§ **Record set**:
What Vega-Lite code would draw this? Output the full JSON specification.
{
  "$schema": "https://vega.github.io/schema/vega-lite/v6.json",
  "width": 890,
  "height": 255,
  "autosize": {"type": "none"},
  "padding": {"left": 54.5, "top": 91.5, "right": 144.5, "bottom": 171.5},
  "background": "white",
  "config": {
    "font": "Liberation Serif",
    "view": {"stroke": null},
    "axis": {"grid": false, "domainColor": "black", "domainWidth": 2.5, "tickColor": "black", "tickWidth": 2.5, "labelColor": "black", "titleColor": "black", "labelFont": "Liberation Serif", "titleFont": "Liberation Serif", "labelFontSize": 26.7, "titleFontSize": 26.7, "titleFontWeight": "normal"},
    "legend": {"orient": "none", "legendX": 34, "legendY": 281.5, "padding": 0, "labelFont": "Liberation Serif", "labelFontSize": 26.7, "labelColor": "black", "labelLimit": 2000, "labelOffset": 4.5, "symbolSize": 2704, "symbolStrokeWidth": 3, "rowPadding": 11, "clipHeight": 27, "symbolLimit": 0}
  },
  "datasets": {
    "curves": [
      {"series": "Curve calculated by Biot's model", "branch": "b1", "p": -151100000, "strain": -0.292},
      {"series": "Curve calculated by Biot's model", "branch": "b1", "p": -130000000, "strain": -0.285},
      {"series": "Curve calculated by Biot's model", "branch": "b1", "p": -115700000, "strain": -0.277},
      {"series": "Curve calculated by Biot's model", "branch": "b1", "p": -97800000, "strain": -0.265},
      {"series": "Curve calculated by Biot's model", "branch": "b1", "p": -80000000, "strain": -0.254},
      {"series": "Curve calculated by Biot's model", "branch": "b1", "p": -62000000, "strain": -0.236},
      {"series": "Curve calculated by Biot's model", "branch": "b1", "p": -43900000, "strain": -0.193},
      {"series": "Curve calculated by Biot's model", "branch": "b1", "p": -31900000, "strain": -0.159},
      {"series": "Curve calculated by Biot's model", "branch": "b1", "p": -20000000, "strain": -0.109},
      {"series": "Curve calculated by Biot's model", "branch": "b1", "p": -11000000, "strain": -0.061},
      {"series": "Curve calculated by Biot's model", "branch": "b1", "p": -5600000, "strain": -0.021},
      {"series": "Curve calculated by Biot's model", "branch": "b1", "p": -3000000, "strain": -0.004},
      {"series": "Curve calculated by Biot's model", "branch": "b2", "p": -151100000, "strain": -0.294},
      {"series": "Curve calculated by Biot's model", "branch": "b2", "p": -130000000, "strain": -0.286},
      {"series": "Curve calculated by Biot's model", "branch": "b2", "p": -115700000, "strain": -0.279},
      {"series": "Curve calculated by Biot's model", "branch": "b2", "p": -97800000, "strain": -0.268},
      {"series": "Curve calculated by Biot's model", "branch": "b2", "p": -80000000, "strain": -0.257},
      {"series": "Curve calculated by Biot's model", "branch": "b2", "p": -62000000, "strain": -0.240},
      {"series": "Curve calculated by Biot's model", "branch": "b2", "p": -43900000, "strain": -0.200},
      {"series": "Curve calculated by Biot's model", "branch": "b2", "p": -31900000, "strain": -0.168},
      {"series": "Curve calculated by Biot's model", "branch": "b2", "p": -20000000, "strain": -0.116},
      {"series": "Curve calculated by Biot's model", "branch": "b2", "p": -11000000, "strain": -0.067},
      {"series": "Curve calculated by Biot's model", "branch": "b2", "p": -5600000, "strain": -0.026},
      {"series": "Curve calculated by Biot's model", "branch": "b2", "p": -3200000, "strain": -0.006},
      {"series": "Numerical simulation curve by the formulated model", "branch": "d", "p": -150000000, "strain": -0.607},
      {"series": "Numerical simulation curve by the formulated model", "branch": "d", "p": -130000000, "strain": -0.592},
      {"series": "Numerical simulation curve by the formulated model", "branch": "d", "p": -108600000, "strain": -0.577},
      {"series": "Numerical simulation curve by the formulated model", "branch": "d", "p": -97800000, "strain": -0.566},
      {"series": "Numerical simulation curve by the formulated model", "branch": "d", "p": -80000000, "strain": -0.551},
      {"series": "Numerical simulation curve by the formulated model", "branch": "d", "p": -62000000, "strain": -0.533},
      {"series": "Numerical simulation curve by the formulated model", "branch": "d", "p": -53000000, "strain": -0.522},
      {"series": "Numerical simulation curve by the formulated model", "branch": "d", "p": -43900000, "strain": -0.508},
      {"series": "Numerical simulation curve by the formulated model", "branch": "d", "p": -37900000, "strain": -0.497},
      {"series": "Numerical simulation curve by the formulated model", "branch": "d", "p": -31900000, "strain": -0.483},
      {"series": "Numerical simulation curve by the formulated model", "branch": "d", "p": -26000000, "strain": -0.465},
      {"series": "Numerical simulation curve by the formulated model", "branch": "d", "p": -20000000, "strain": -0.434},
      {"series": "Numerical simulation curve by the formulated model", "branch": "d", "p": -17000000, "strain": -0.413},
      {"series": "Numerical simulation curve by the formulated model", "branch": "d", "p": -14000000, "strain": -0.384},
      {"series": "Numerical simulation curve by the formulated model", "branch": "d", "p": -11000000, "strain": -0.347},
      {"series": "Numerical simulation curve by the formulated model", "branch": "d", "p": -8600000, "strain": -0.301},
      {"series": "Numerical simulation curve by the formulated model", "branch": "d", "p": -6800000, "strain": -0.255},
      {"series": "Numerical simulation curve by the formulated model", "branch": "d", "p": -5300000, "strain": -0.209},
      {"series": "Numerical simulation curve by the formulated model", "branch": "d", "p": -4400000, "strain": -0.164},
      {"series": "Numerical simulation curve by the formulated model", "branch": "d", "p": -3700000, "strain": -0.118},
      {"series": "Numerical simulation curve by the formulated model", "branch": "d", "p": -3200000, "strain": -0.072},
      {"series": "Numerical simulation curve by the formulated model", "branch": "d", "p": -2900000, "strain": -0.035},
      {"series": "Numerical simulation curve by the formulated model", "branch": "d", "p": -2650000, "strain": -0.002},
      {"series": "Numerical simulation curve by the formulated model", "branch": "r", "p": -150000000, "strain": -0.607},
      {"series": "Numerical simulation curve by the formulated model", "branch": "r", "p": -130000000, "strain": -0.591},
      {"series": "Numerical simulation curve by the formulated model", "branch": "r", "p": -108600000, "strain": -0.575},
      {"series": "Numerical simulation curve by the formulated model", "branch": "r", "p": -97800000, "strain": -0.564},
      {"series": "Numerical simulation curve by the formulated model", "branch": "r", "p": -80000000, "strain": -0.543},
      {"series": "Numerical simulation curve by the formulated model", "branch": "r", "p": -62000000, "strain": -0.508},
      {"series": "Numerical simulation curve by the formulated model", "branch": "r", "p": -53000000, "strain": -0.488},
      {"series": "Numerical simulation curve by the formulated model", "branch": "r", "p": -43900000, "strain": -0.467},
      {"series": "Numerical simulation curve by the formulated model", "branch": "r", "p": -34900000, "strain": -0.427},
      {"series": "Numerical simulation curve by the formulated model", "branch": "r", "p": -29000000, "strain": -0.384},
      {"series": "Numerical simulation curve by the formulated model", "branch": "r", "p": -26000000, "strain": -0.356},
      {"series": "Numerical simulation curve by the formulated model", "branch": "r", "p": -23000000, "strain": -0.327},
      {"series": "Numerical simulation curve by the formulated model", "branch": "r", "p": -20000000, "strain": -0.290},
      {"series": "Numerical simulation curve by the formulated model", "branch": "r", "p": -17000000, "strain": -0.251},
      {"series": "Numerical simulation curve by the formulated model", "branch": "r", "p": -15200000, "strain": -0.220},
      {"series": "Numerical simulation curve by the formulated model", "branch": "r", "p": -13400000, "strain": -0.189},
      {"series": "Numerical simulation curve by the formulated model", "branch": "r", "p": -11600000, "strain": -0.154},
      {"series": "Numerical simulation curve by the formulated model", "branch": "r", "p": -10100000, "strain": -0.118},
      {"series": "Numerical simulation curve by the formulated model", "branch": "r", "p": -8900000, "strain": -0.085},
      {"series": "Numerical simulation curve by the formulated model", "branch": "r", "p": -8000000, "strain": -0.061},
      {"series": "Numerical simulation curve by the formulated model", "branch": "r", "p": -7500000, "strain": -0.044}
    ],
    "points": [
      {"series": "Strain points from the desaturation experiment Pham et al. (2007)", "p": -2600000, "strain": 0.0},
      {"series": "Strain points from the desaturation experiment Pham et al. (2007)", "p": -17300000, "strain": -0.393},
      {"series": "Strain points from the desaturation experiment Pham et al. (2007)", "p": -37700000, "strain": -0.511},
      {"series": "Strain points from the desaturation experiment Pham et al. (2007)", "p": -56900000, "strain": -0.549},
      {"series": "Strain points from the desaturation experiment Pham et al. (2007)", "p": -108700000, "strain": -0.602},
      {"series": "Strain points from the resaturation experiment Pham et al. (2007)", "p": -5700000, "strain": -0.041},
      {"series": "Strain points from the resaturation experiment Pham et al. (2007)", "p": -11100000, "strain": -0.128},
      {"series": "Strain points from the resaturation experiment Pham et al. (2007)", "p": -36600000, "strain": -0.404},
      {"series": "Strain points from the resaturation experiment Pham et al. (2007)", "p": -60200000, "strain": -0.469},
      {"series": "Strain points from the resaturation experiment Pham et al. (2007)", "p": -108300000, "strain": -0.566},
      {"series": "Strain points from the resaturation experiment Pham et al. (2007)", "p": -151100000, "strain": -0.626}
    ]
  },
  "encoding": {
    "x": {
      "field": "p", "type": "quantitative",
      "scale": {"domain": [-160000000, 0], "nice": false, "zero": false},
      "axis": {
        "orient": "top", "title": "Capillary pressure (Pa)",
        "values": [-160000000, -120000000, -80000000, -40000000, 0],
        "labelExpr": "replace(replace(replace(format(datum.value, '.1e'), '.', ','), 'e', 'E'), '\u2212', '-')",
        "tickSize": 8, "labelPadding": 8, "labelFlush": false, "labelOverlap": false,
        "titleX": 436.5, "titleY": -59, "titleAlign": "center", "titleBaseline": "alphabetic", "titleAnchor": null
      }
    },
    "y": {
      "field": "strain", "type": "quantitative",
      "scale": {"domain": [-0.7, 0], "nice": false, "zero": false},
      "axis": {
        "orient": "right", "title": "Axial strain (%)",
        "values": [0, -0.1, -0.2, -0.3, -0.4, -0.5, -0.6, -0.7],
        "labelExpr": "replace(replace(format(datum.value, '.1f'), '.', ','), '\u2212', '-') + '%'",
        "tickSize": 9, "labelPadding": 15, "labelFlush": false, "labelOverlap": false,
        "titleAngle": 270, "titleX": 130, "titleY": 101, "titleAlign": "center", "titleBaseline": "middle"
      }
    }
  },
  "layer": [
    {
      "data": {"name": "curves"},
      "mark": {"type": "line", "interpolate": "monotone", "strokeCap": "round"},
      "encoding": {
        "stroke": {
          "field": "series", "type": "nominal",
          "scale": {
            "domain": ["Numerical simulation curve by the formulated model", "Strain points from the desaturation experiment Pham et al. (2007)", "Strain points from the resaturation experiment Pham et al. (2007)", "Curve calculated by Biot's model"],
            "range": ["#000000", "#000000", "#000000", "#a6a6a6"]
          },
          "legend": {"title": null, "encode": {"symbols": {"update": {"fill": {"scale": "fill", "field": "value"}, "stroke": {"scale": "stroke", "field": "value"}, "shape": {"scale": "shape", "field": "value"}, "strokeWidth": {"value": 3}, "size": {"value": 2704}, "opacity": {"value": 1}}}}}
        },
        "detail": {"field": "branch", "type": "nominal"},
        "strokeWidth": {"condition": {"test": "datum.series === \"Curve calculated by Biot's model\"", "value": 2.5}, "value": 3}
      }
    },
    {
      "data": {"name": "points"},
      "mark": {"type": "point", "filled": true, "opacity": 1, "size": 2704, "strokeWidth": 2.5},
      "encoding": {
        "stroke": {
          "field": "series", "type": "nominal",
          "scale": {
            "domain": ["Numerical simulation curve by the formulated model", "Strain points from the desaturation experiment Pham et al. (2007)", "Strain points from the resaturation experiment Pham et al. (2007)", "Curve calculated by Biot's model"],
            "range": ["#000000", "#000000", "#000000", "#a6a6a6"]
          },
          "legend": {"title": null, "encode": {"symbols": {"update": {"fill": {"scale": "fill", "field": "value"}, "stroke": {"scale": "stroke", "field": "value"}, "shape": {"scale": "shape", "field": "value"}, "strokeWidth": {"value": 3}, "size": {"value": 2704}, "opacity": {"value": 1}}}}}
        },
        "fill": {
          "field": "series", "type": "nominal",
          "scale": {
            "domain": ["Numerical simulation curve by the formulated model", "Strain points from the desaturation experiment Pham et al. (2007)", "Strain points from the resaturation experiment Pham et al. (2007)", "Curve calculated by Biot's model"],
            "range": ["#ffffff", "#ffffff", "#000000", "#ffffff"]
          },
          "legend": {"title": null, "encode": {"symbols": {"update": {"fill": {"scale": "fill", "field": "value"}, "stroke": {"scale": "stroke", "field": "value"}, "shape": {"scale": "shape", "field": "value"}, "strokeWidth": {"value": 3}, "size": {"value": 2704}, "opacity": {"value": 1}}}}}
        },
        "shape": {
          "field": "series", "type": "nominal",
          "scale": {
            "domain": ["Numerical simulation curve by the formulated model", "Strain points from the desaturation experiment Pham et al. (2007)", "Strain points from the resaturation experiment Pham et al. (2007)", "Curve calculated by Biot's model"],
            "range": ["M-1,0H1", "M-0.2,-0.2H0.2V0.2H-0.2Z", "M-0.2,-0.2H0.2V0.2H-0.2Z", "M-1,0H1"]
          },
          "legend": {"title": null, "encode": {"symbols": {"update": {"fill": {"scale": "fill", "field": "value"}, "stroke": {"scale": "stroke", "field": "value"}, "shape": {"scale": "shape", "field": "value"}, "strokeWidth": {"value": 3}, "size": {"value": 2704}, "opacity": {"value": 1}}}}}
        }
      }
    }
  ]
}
...
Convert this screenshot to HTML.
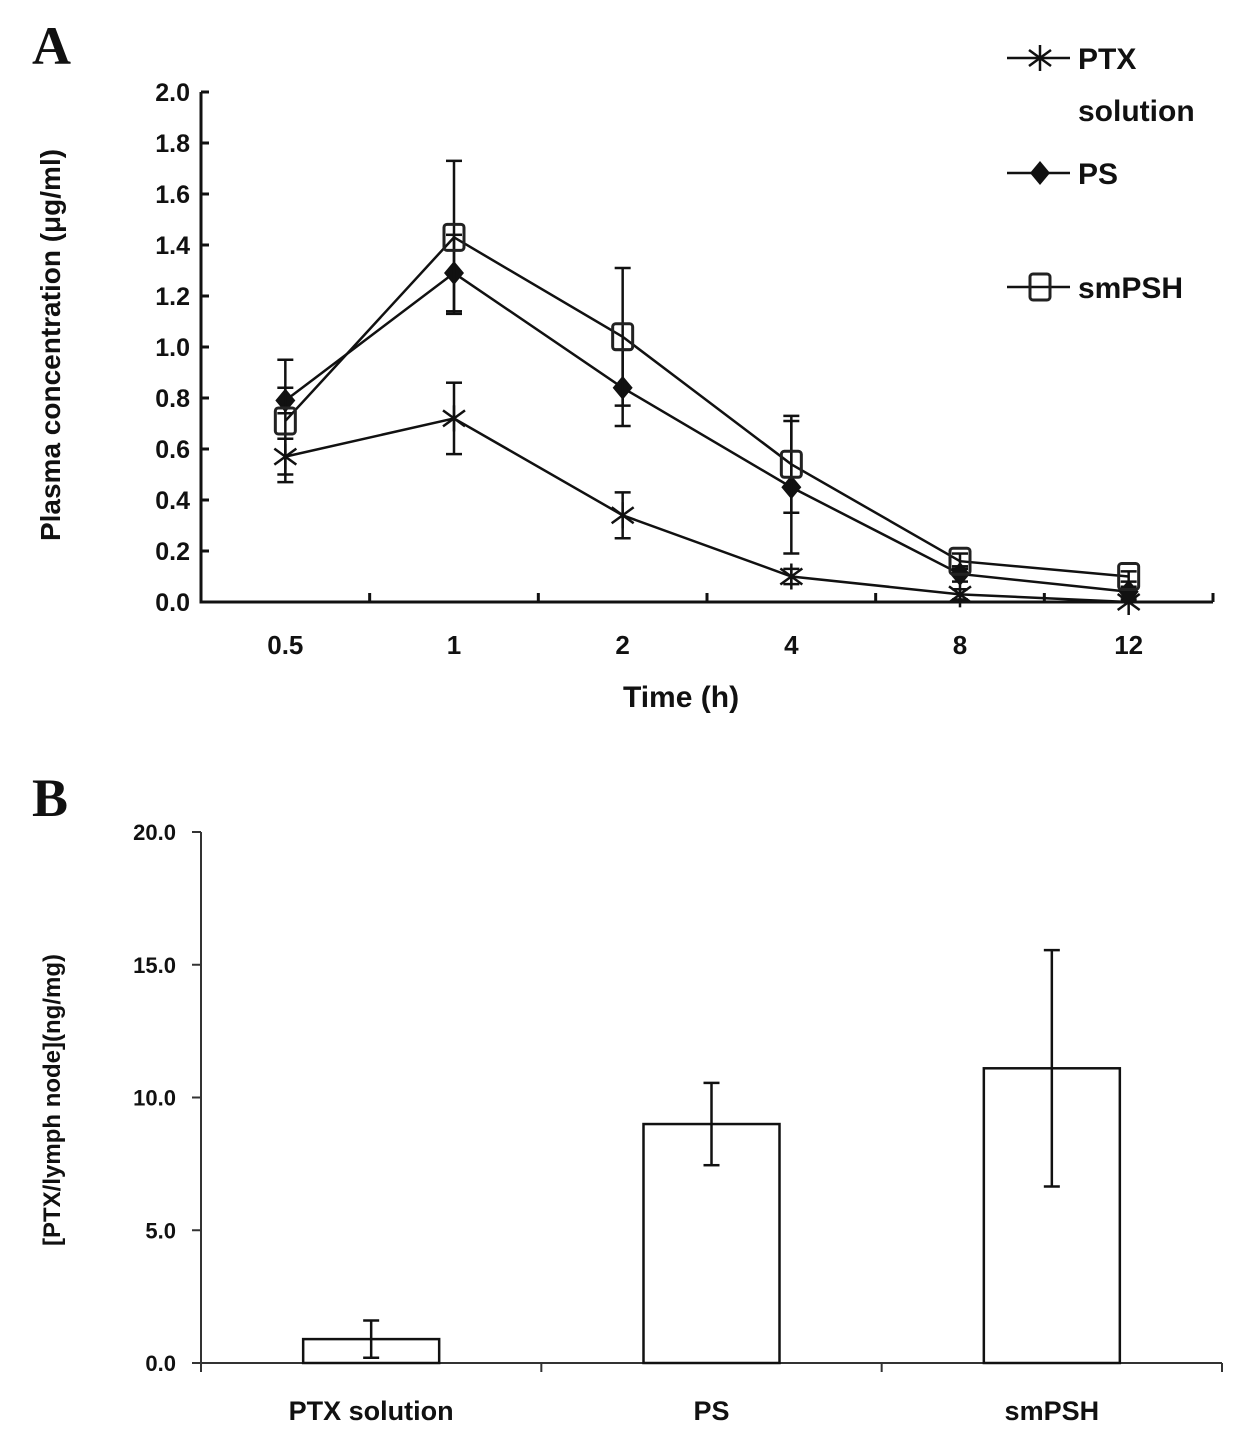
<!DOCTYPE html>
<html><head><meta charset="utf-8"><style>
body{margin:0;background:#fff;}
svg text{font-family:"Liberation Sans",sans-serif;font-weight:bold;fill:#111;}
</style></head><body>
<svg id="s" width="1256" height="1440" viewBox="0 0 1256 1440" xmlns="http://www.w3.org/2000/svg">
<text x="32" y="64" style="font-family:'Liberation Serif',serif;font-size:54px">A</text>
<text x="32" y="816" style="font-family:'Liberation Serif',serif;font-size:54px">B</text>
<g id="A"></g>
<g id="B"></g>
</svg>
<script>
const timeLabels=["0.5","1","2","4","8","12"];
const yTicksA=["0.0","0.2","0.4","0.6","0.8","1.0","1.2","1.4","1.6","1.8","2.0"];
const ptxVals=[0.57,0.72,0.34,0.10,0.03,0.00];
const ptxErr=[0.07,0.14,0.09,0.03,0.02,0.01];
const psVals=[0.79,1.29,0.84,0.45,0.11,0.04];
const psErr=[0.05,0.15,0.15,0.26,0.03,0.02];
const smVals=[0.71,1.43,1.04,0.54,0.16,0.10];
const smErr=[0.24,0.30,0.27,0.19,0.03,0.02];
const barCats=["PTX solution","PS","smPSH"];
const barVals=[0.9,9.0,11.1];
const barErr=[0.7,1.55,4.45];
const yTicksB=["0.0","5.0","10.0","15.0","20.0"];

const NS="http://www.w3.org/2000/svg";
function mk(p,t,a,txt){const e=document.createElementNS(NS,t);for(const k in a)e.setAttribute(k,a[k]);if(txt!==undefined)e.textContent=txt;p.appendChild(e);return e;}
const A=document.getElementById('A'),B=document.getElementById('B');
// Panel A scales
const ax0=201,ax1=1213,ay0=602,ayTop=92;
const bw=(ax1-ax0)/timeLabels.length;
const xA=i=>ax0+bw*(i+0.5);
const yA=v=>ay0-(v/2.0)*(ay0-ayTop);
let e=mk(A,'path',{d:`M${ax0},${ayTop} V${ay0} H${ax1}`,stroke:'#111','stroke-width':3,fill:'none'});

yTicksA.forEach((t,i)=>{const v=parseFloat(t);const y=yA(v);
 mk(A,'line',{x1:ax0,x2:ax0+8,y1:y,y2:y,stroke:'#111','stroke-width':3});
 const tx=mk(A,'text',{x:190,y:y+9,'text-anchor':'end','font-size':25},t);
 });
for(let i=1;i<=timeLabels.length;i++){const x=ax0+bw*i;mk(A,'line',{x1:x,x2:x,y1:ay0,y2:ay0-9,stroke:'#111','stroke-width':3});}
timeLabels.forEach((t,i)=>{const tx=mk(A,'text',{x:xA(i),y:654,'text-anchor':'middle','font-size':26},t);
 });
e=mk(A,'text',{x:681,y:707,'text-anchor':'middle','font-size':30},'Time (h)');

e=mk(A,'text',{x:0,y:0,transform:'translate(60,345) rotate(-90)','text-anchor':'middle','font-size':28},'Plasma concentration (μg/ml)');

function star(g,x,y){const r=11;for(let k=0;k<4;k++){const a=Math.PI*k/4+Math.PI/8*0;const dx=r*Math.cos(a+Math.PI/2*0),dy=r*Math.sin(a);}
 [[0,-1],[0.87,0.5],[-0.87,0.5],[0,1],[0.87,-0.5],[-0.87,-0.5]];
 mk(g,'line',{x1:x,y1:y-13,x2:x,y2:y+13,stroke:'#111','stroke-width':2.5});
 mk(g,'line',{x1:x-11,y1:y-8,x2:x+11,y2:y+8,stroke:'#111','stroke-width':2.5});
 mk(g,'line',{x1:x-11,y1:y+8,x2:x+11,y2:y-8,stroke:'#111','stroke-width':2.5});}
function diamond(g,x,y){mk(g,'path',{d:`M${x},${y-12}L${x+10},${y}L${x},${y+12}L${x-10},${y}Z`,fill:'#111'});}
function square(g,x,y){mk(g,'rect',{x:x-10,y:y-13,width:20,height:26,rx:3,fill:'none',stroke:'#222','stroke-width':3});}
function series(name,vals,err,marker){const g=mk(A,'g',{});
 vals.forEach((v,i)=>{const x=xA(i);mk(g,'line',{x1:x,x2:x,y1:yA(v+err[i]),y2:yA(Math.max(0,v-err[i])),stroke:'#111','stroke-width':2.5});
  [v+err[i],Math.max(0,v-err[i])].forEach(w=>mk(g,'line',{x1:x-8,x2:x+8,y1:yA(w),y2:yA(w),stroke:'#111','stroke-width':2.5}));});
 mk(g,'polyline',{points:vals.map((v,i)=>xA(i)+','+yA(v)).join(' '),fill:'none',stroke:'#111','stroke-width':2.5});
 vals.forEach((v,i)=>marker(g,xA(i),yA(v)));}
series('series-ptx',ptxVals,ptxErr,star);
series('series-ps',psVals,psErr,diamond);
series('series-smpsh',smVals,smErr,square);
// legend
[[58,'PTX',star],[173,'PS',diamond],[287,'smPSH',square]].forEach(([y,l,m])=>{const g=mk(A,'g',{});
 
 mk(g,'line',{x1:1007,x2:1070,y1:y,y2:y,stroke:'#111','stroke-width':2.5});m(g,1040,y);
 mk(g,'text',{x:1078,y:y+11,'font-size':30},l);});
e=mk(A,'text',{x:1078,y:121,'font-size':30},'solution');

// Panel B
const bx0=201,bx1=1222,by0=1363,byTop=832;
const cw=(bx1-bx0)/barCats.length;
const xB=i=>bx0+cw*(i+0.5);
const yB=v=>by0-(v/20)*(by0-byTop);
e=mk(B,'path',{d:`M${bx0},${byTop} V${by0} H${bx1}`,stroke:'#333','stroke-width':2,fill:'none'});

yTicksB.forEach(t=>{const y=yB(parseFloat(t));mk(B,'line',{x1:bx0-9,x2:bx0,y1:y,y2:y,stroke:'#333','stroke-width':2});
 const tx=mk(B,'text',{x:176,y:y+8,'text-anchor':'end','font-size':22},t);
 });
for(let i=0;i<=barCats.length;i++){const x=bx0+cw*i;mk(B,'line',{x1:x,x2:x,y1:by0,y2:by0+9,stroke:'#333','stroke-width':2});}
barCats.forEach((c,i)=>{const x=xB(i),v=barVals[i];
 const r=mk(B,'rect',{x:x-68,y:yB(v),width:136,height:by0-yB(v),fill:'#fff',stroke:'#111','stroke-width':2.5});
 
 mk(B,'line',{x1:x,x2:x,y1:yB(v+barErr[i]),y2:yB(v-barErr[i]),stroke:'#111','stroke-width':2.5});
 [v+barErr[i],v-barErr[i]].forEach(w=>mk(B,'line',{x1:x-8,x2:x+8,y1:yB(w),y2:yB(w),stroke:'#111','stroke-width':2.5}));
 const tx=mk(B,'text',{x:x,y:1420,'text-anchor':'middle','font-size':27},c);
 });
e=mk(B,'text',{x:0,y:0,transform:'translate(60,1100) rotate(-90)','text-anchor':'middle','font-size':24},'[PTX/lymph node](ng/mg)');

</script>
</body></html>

§ **Stated exercise**:
State the number of lines in these entries that include the string "this". Provide nothing beyond that number.

§ **Answer for the task**:
2